KBV-Fraktionssprecher Günter Krüger verwies auf den Tempo-50-Antrag seiner Fraktion vom 5. Oktober 2019. „Da ist nix draus geworden. Das hängt damit zusammen, dass es eine Landstraße und keine Kevelaerer Straße ist.“ Die Grünen haben einen entsprechenden Antrag sogar schon vor Jahren gestellt, wie Fraktionschef Ulrich Hünerbein-Ahlers in Erinnerung ruft. Die Polizei habe damals den Antrag sogar befürwortet.
Im Rat habe es jedoch keine Mehrheit dafür gegeben, da der Landesbetrieb Straßenbau sich dagegen ausgesprochen habe.
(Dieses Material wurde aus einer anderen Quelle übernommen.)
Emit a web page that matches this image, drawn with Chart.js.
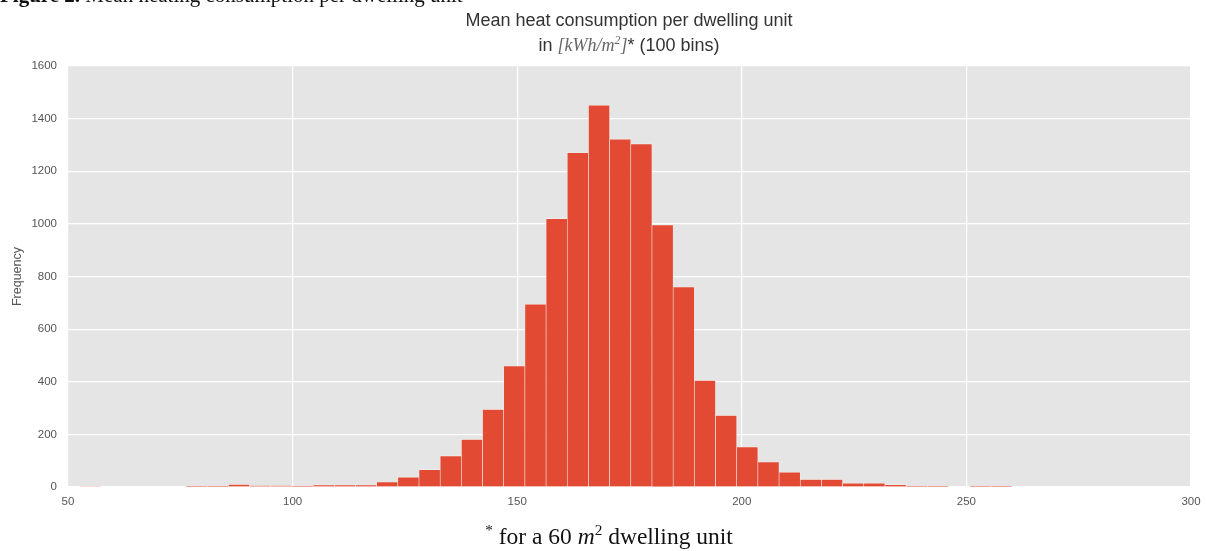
<!DOCTYPE html>
<html>
<head>
<meta charset="utf-8">
<script src="https://cdn.jsdelivr.net/npm/chart.js@4/dist/chart.umd.min.js"></script>
<style>
  body { margin: 0; background: #fff; width: 1206px; height: 551px; overflow: hidden; position: relative; }
  #wrap { position: absolute; left: 0; top: 0; width: 1206px; height: 551px; }
  .caption { position: absolute; left: 0; top: -15px; font-family: "Liberation Serif", serif; font-size: 21px; line-height: 21px; color: #111; white-space: nowrap; }
  .title { position: absolute; left: 0; width: 1258px; text-align: center; font-family: "Liberation Sans", Arial, sans-serif; font-size: 18px; color: #333; white-space: nowrap; }
  .title .m { font-family: "Liberation Serif", serif; font-style: italic; color: #666; }
  .foot { position: absolute; left: 0; width: 1218px; top: 523px; text-align: center; font-family: "Liberation Serif", serif; font-size: 23.5px; color: #111; white-space: nowrap; }
  sup { font-size: 0.65em; line-height: 0; }
</style>
</head>
<body>
<div id="wrap"><canvas id="heatChart" width="1206" height="551"></canvas></div>
<div class="caption"><b>Figure 2.</b> Mean heating consumption per dwelling unit</div>
<div class="title" style="top: 10px;">Mean heat consumption per dwelling unit</div>
<div class="title" style="top: 35px;">in <span class="m">[kWh/m<sup>2</sup>]</span>* (100 bins)</div>
<div class="foot"><sup>*</sup> for a 60 <i>m</i><sup>2</sup> dwelling unit</div>
<script>
// histogram bins (kWh/m2), 100 bins in total; only the first 44 fall inside the axis
const binStart = 52.7;
const binWidth = 4.715;
const counts = [2, 0, 0, 0, 0, 1, 1, 10, 5, 5,
                1, 8, 8, 8, 19, 37, 66, 118, 181, 295,
                460, 695, 1020, 1270, 1451, 1322, 1304, 996, 760, 405,
                272, 152, 95, 56, 29, 29, 14, 14, 9, 1,
                1, 0, 1, 1];
const xTicks = [50, 100, 150, 200, 250, 300];
const yTicks = [0, 200, 400, 600, 800, 1000, 1200, 1400, 1600];

const points = counts.map((c, i) => ({ x: binStart + binWidth * (i + 0.5), y: c }));

// grey ggplot-like panel
const panelBg = {
    id: 'panelBg',
    beforeDraw(chart) {
        const a = chart.chartArea;
        const ctx = chart.ctx;
        ctx.save();
        ctx.fillStyle = '#E5E5E5';
        ctx.fillRect(a.left, a.top, a.right - a.left, a.bottom - a.top);
        ctx.restore();
    }
};

const tickFont = { family: '"Liberation Sans", Arial, sans-serif', size: 11.5 };

const ctx = document.getElementById('heatChart').getContext('2d');
const heatChart = new Chart(ctx, {
    type: 'bar',
    data: {
        datasets: [{
            data: points,
            backgroundColor: '#E24A33',
            borderColor: 'rgba(255,255,255,0.6)',
            borderWidth: 0.6,
            barPercentage: 1,
            categoryPercentage: 1,
            grouped: false
        }]
    },
    options: {
        responsive: false,
        animation: false,
        layout: { padding: { left: 0, right: 15, top: 66, bottom: 44 } },
        plugins: { legend: { display: false }, tooltip: { enabled: false } },
        scales: {
            x: {
                type: 'linear',
                min: 50,
                max: 300,
                offset: false,
                afterBuildTicks(scale) { scale.ticks = xTicks.map(v => ({ value: v })); },
                afterFit(scale) { scale.height = 20; scale.paddingRight = 0; scale.paddingLeft = 0; },
                ticks: { autoSkip: false, maxRotation: 0, padding: 8, color: '#555', font: tickFont, callback: v => String(v) },
                grid: { color: '#FFFFFF', lineWidth: 1.2, drawTicks: false, offset: false },
                border: { display: false }
            },
            y: {
                min: 0,
                max: 1600,
                afterBuildTicks(scale) { scale.ticks = yTicks.map(v => ({ value: v })); },
                afterFit(scale) { scale.width = 68; },
                ticks: { padding: 11, color: '#555', font: tickFont, callback: v => String(v) },
                grid: { color: '#FFFFFF', lineWidth: 1.2, drawTicks: false },
                border: { display: false },
                title: { display: true, text: 'Frequency', color: '#555', padding: { top: 10, bottom: 0 }, font: { family: '"Liberation Sans", Arial, sans-serif', size: 12.5 } }
            }
        }
    },
    plugins: [panelBg]
});
</script>
</body>
</html>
Solange keine schweren Unfälle passierten, sehe man das halt nicht als Unfallschwerpunkt „Aber das muss man vorher erkennen können“, kritisierte er.
Aus Sicht von FDP-Fraktionschef Jürgen Hendricks seien „weiterführende Maßnahmen nötig, weil die Strecke von vielen Radfahrern und Joggern genutzt wird.“
„Die Verkehrsunfallkommission hat im November 2019 getagt. Im Februar hat sie dann entschieden, dass keine Maßnahmen zu treffen sind“, bestätigte Bürgermeister Dominik Pichler. Die Stelle sei demnach kein Unfallschwerpunkt, habe es damals geheißen.
Der Unfall schließlich hat bei den beteiligten Behörden etwas in Gang gesetzt. Von der Kreispolizei kam nach einer Ortsbegehung ein klares Signal: „Wir haben die Empfehlung gegeben, die Geschwindigkeit zu reduzieren“, sagt deren Pressesprecher Ingo Schankweiler.
Bei Straßen.NRW will man von dem Standpunkt, dass es kein Unfallschwerpunkt sei, nicht abrücken. Was aber Maßnahmen betrifft, scheint Pressesprecher Gregor Hürter aufgeschlossen: „Da müssen wir abwarten, was die Stadt sagt – und dann müssen wir dazu Ja oder Nein sagen.“ Sie haben Ja gesagt – für die 66-jährige Radfahrerin leider zu spät.